If Congress were to pass a bill to undo Obama’s withdrawal, it could still be years before any drilling rigs make their way into the icy waters off Alaska because an existing federal five-year leasing plan, issued by the Obama administration, exempts the area from lease sales.
Trump’s latest order directs Zinke to review that plan, with an eye toward creating a new one, but the process could take years, said Hilary Tompkins, who served as solicitor for the Interior Department from 2009 to 2017.
“It would take a very substantial effort to change course,” she said. Five-year leasing plans require rigorous analysis of economic, social and environmental impacts of a leasing sale. Once a plan is written, it is subject to public comment, as well as a review under the National Environmental Policy Act (NEPA), which requires a lengthy environmental impact statement.

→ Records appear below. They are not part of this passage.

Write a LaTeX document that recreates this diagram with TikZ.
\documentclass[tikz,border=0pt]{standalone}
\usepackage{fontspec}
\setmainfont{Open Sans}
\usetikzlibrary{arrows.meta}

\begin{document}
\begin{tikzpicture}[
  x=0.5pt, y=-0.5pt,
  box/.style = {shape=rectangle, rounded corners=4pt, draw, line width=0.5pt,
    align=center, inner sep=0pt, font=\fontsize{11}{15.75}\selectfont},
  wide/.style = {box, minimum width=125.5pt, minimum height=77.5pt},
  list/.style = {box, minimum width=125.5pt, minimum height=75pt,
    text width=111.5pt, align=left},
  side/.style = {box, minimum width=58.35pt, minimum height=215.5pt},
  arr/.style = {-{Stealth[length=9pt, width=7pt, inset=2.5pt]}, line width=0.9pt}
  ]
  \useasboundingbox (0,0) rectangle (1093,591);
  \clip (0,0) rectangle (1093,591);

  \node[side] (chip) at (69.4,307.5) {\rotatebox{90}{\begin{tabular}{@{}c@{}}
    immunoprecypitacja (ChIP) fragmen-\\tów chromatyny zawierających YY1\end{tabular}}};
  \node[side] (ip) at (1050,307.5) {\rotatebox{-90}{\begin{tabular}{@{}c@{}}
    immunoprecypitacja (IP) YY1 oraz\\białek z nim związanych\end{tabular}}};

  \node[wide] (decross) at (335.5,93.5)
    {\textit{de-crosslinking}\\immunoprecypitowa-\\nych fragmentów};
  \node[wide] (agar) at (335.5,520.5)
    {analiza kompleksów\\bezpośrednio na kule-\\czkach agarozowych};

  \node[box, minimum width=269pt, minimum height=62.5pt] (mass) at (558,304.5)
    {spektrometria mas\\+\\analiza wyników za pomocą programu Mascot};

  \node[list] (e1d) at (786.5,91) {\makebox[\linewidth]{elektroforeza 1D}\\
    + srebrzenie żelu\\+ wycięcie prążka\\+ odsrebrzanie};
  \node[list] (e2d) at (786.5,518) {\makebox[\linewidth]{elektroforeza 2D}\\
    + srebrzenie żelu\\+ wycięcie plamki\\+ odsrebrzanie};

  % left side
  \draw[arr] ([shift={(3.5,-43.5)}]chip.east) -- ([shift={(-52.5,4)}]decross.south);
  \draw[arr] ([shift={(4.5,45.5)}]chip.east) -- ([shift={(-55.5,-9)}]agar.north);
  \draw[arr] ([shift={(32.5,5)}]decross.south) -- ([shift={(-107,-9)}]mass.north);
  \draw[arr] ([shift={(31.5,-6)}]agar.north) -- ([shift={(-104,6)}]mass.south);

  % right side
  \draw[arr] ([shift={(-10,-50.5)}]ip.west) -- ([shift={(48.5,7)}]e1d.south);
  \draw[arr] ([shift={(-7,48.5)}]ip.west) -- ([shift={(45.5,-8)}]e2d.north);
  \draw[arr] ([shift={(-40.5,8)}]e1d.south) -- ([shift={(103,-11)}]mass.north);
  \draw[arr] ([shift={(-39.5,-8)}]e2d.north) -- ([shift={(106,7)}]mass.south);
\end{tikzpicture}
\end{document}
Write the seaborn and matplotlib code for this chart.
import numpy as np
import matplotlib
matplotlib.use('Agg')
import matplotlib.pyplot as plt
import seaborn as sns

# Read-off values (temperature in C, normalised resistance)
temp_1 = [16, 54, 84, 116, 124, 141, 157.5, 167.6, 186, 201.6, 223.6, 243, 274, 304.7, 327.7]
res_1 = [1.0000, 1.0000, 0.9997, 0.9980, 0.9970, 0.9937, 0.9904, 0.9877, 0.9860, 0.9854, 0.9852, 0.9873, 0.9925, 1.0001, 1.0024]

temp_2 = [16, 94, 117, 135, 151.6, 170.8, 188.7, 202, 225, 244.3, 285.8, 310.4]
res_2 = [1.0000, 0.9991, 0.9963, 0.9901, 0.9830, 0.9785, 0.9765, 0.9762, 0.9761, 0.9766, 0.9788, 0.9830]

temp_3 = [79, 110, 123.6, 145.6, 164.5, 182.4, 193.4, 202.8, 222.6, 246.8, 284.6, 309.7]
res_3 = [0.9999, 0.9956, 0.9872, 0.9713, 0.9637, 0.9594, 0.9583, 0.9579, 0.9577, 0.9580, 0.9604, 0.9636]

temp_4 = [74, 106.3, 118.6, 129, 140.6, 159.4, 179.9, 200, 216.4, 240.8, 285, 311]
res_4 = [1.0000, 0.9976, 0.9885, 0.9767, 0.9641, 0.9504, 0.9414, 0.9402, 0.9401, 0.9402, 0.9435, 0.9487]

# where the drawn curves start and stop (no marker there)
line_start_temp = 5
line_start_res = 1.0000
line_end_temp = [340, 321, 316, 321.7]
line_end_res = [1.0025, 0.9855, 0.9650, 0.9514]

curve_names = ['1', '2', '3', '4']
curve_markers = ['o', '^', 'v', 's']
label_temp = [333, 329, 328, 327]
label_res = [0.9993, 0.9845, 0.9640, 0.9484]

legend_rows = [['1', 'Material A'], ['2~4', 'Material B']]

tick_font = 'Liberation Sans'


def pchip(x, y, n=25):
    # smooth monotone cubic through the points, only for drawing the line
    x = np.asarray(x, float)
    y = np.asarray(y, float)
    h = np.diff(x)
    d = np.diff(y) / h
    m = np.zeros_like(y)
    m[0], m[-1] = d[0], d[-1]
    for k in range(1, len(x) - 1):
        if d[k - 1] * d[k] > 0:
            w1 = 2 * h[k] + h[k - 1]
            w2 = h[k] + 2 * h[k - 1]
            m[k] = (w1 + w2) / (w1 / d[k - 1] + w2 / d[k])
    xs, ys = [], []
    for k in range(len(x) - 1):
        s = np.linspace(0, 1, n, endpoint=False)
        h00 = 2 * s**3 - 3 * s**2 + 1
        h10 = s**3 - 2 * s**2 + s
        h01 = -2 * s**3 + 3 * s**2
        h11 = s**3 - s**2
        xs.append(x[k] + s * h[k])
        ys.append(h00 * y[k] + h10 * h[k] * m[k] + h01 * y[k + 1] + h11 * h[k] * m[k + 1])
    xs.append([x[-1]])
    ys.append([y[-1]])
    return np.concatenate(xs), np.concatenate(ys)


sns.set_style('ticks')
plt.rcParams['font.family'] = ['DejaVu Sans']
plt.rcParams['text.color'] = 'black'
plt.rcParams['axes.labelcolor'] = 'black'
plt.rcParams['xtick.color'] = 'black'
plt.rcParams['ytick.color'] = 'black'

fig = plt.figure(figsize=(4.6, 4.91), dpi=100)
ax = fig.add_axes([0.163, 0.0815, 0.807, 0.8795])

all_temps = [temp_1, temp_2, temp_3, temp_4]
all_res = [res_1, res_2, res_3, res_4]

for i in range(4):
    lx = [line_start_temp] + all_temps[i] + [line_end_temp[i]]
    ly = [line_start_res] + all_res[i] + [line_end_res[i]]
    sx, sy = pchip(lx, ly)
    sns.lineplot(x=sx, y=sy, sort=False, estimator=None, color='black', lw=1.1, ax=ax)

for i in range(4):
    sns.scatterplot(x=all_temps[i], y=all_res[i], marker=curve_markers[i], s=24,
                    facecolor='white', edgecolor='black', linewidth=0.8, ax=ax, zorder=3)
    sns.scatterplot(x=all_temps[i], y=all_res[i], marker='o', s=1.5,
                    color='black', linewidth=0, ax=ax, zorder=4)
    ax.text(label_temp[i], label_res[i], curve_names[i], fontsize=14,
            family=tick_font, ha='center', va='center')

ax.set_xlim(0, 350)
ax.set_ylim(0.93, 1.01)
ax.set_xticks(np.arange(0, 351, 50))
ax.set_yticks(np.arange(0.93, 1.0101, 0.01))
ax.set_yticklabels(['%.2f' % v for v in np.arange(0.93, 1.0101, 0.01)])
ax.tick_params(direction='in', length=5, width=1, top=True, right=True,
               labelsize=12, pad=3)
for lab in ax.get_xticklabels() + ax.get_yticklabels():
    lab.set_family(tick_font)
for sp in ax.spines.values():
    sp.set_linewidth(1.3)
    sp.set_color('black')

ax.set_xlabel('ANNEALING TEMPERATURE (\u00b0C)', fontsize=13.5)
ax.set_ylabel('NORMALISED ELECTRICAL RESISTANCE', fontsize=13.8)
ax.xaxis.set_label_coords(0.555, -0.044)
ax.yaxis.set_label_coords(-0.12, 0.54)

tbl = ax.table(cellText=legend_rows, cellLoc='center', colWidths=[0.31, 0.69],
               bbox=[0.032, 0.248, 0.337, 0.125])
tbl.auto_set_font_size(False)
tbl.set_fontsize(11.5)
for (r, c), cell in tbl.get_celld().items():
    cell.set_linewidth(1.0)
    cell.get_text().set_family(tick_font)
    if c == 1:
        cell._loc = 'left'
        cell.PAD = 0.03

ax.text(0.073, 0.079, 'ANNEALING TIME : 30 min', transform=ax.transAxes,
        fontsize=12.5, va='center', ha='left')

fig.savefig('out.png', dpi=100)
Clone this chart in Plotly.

Meanwhile, many large companies have abandoned their existing Arctic leases.
In 2015, Shell made the first attempt at offshore drilling in American Arctic waters, and it was a disaster. After spending $4.1 billion on an exploratory well that didn’t produce enough oil or gas to make it worthwhile and facing equipment malfunctions, Shell left the region. In the face of that and dropping oil prices, others followed.
Still, the Italian company Eni has been developing an oil field in shallow state waters that aren’t affected by Obama’s ban. The company worked there from 2005 to 2015, but walked away when oil prices collapsed. This summer, Eni plans to drill up to six wells.
Pending approval on a permit from the federal government, Eni’s work could extend into the off-limits federal waters, since it held leases there prior to Obama’s issuance of the ban.